Help from unexpected sources
Luckily, at the platform, one lady pointed us to a train, almost shunting out of the next platform. We literally ran to catch it. We threw our bags into the nearest compartment, but were unable to get in. So we were helped to enter (almost pushed in a moving train) the next compartment. As it turned out it was the right connecting train. But we were worried about our bags, being in a different place.
At the Switzerland border, when the local police came in to check the Passports, we were helped to move into the same compartment as our luggage. Luckily, the bags were safe. We did not realize that we were no longer in India!
The passengers were very helpful, giving us seats. We all talked by gestures, as we were still in a place where people did not speak English. They offered us their bread and wine to drink. All the passengers – French, Swiss, and Italians – were carrying yard long brown bread and a bottle of wine. After crossing into France, we felt much closer to London.

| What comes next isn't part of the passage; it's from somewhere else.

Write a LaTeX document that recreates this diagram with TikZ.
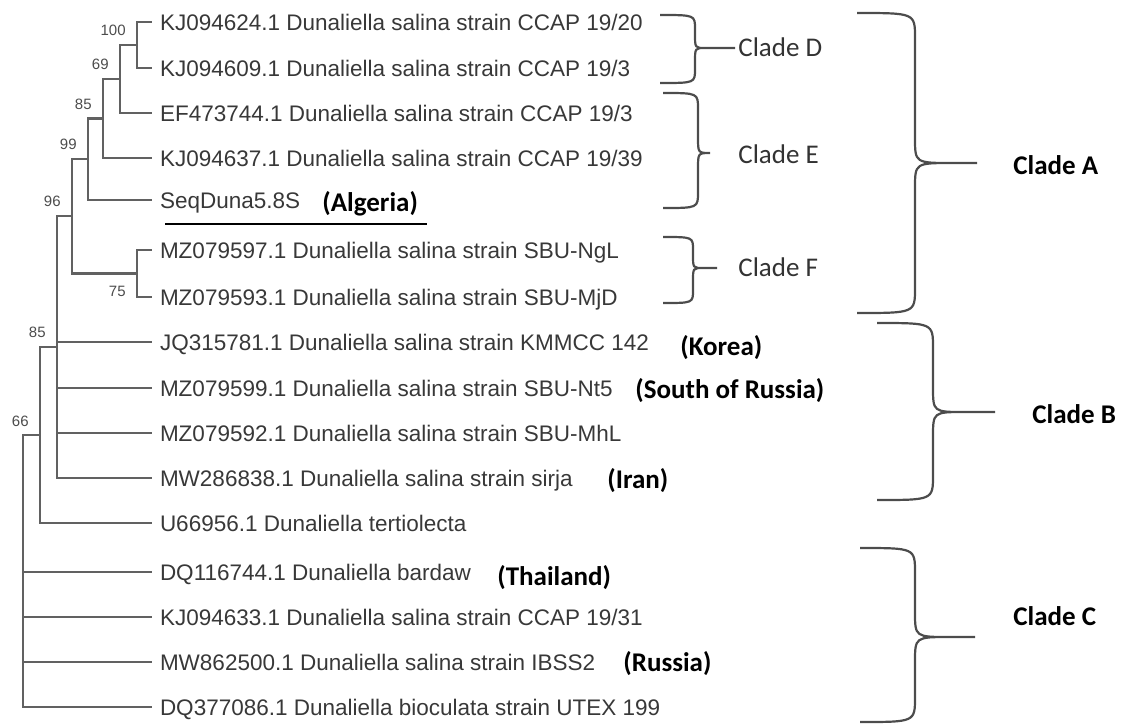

Surprisingly, we never felt panicky throughout this journey. And the wonderful feeling was that my wife, not used to all these problems, never said, “Oh, God! What have I got into with this man?” Since that day, and till today, decades after, I love her much more than ever.
We finally reached Calais, in France, and were directed to the Ferry Train that would take us to our dream town, London. Although there were quite a few Indians, but no one talked, because everyone was sick. The English Channel was very rough till we reached Folk Stone in England. Last stop before we reach our destination.
“Home” at last – Victoria Station, London
Once the train stopped at the Victoria Station, London, and the doors opened … my god, there was a very welcome burst of crescendo of joyous shouts, mixture of different languages of Indian and Pakistani region. We heard mostly Punjabi mixed with English. The platform was crowded with expectant relatives. Friends and others. It was a sight to see: hand-shaking and embracing going on all over the platform. Slowly, but surely, they all started moving out of the station.
And, then, it was suddenly, all quiet.
We were the only two, last to come out of our compartment, left on the platform. No one had come to receive us. We did not know a soul in the whole of Britain. And thus finished our long travel. From Bombay to London.